The report, released Thursday, rated Nigeria as having dropped three places from 146 to 149 out of 180 countries.
Nigerian government officials have accused TI of basing its report on inaccurate information on the ground.
Mr Garba Shehu, Senior Special Assistant to the President (Media and Publicity), said the administration should be credited for lighting the flame of anti-corruption not only in Nigeria but globally.
"Nigeria deserves credit for diminishing corruption in the public service and will continue to vigorously support prevention, enforcement, public education and enlightenment activities of anti-corruption agencies."
He explained that the presidency was analysing the sources of data used in arriving at the latest TI report since by their own admission, they don't gather their own data.
"In the coming days, the government's Technical Unit on Governance Research (TUGAR) will be providing more detailed information on the sources of the TI data," Shehu said.
"While this is being awaited, the examination carried out on their 2019 report showed that 60 percent of their data was collected from businesses and other entities with issues bordering on transparency and the ease of doing business at the ports.
"Although this is a government ready to learn from mistakes and make corrections, the economy of this country, in its fullness, is bigger than the sea ports we have."
The government is aware that the people behind the TI in Nigeria are in opposition to the Buhari administration.
"We have repeatedly challenged TI to provide indices and statistics of its own to justify its sensational and baseless rating on Nigeria and the fight against corruption.
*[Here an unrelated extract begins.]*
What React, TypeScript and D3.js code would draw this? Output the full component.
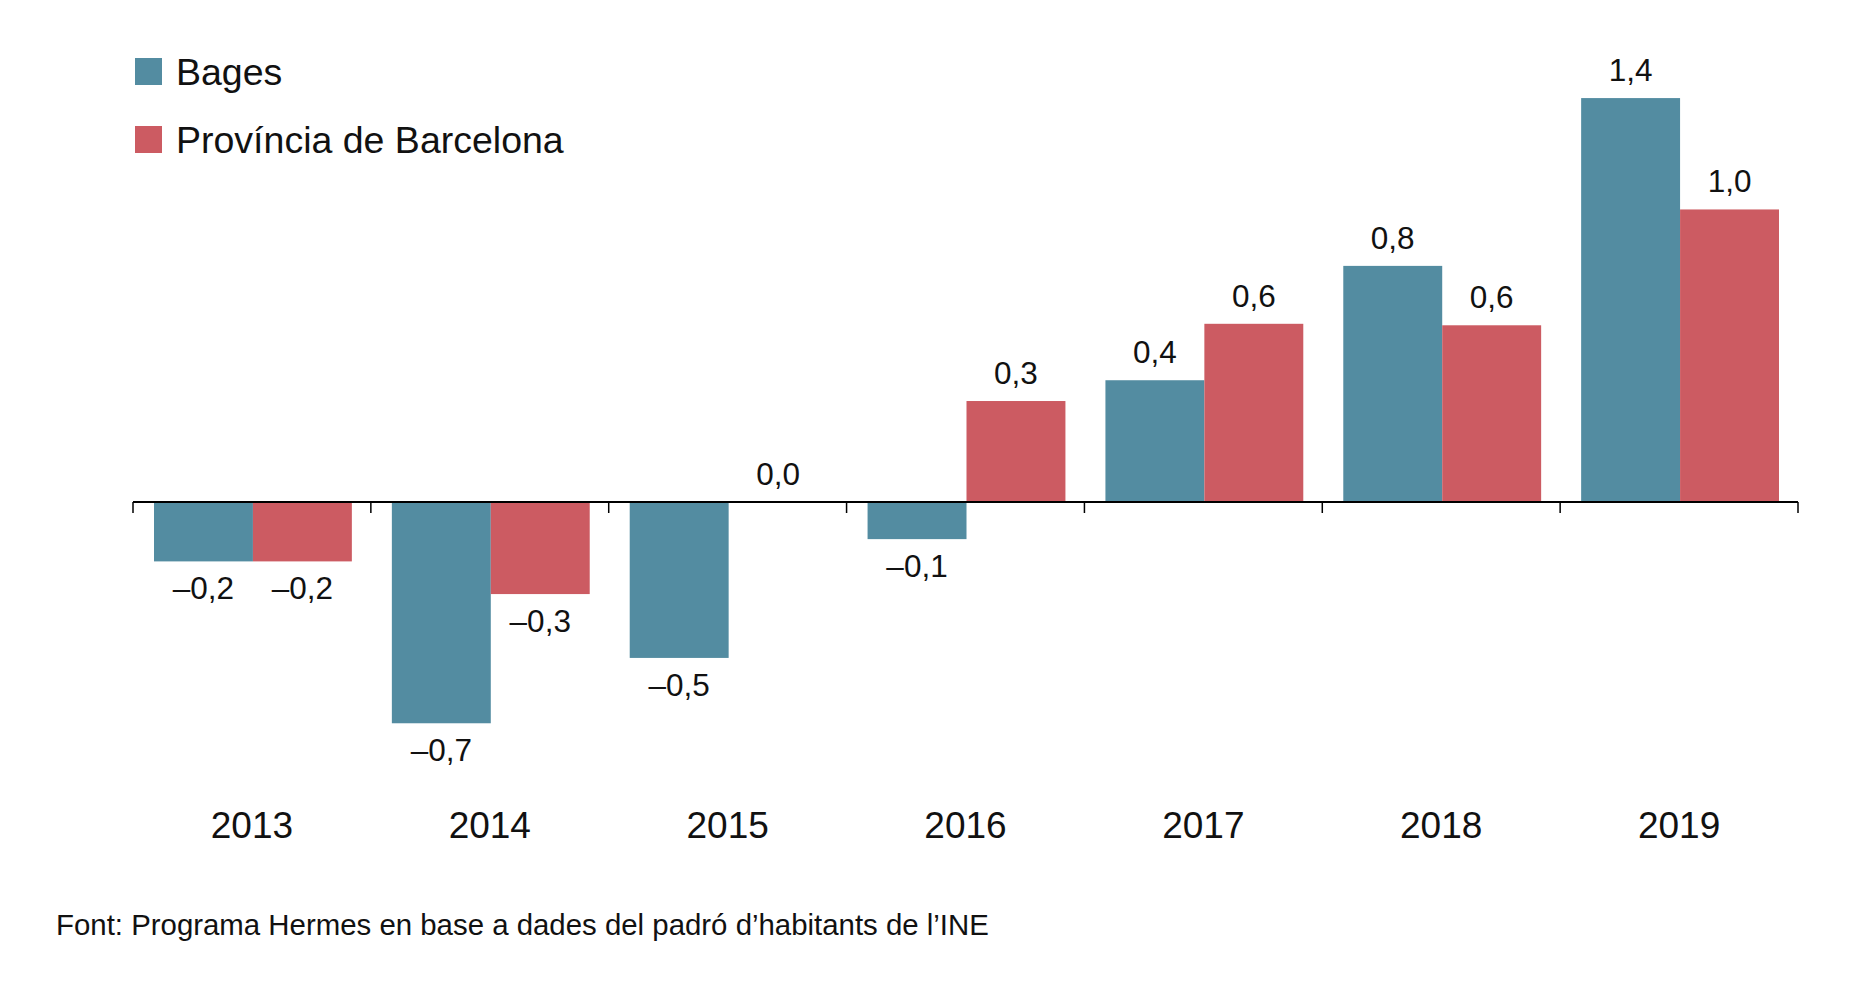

We expect them to come clean and desist from further rehashing of old tales."
He said that recoveries from corrupt people stood at $3.3 billion between 2009 and 2019 out of which $2.6 billion was recovered between 2015 and 2019 with less than $700 million in the first six years.
These recoveries were made possible by the Economic and Financial Crime Commission (EFCC) and the Independent Corrupt Practices and other Related Offences Commission (ICPC).
Mr Shehu added that other measures have been taken to curb graft such as expanding the coverage of the Integrated Personnel and Payroll Information System (IPPIS) and removing 54,000 ghost workers from federal civil service payroll, saving the country $560 million annually.
According to TI's report, corruption is perceived to have worsened in Nigeria within the last one year.
The country dropped three places and scored lower in number of points than in its previous year's record.